Context window. CRE transactions involve long documents. An environmental report can run 150 pages. A title commitment with exceptions frequently exceeds 80 pages. Models with sub-32k context windows need chunking, which introduces extraction errors. Claude and Gemini 2.5 Pro both support over 1M tokens natively.

Tool use reliability. Agentic CRE workflows require models that call external tools: data APIs, GIS layers, utility databases, market data sources. GPT-4o and Claude have the most consistent tool call behavior in production. Gemini 2.5 has closed most of the reliability gaps present in earlier versions.

Structured output fidelity. If a workflow depends on JSON extraction from documents -- rent roll tables, budget variances, contract terms -- the model must reliably produce valid structured output without hallucinating fields. Test against your actual document formats before committing.

Cost at scale. A single site screening campaign can generate 500-2,000 model calls. At $0.015 per 1k tokens for GPT-4o, that compounds quickly. For high-volume, lower-complexity tasks, route to Flash or a hosted Llama variant.

Latency. Synchronous workflows (a team member waiting on a result) tolerate up to 30 seconds. Batch overnight jobs can tolerate 5-10 minutes. Match latency requirements to model speed before deploying at scale.

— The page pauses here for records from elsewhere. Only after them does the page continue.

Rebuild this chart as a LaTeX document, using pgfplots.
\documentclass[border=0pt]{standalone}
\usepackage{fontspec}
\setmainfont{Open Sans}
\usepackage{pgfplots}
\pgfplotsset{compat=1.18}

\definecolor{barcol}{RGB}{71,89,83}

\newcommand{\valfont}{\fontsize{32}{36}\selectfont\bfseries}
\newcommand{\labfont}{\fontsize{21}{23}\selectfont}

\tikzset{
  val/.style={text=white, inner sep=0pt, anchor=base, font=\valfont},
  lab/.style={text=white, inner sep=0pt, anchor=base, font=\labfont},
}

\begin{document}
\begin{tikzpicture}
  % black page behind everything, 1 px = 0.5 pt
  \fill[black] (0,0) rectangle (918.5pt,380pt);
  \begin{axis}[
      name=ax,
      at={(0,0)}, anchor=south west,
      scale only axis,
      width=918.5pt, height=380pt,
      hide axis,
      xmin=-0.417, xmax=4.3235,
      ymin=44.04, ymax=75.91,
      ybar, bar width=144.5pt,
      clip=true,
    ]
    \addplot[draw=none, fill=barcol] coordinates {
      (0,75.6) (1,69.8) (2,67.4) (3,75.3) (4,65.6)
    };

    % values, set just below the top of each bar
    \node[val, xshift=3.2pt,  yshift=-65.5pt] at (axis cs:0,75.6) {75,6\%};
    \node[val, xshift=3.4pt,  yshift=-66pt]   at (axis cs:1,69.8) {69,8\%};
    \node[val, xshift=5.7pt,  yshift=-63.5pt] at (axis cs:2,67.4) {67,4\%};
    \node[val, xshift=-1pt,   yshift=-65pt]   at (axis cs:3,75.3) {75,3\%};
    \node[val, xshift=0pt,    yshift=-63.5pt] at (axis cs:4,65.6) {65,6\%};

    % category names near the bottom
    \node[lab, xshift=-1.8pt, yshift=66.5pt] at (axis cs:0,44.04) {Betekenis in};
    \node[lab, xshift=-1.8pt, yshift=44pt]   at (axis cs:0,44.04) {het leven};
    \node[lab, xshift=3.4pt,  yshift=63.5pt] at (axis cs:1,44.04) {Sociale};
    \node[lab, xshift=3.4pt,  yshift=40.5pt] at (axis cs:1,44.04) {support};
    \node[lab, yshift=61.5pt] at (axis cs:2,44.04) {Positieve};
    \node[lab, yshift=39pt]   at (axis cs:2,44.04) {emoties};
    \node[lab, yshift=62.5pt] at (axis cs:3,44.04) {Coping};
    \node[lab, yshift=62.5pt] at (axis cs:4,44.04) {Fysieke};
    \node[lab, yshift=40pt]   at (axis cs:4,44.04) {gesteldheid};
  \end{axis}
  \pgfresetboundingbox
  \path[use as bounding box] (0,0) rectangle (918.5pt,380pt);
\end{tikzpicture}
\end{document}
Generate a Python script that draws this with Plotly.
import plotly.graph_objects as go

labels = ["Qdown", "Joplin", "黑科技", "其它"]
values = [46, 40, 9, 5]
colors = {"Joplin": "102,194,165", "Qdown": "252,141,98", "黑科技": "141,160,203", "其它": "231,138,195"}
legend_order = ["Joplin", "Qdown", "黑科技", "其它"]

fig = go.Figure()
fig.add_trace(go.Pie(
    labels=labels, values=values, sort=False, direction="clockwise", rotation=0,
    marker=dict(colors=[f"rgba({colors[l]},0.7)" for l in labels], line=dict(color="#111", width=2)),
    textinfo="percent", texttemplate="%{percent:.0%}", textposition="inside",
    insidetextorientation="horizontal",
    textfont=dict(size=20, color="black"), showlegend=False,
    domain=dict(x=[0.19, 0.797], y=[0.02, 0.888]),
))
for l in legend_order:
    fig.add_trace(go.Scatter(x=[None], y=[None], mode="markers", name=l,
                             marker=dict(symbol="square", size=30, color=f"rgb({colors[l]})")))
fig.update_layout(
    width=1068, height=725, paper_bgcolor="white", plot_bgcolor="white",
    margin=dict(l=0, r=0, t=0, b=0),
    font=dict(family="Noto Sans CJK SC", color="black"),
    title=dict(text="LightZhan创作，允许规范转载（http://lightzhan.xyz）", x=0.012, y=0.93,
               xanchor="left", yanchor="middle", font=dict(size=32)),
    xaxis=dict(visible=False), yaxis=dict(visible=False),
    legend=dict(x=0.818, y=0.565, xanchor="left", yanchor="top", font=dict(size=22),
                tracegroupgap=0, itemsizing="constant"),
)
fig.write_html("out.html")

Build vs. Buy: The Model Layer Question

Most enterprise CRE platforms bundle a default model. That default may not be optimal for your most important workflows. The right question is not which platform uses which model -- it is whether the platform allows model routing or override.

AI-native firms building CRE workflows on the full stack have the flexibility to match model to task. For a 12-workflow development operation, model optimization across the stack can cut inference cost 40-60% and materially improve analytical accuracy on the highest-stakes outputs.

The selection framework is not complicated. Classify workflows by document intensity, reasoning depth, multimodal requirement and volume. Test two or three models on representative inputs. The performance gap is visible within a day.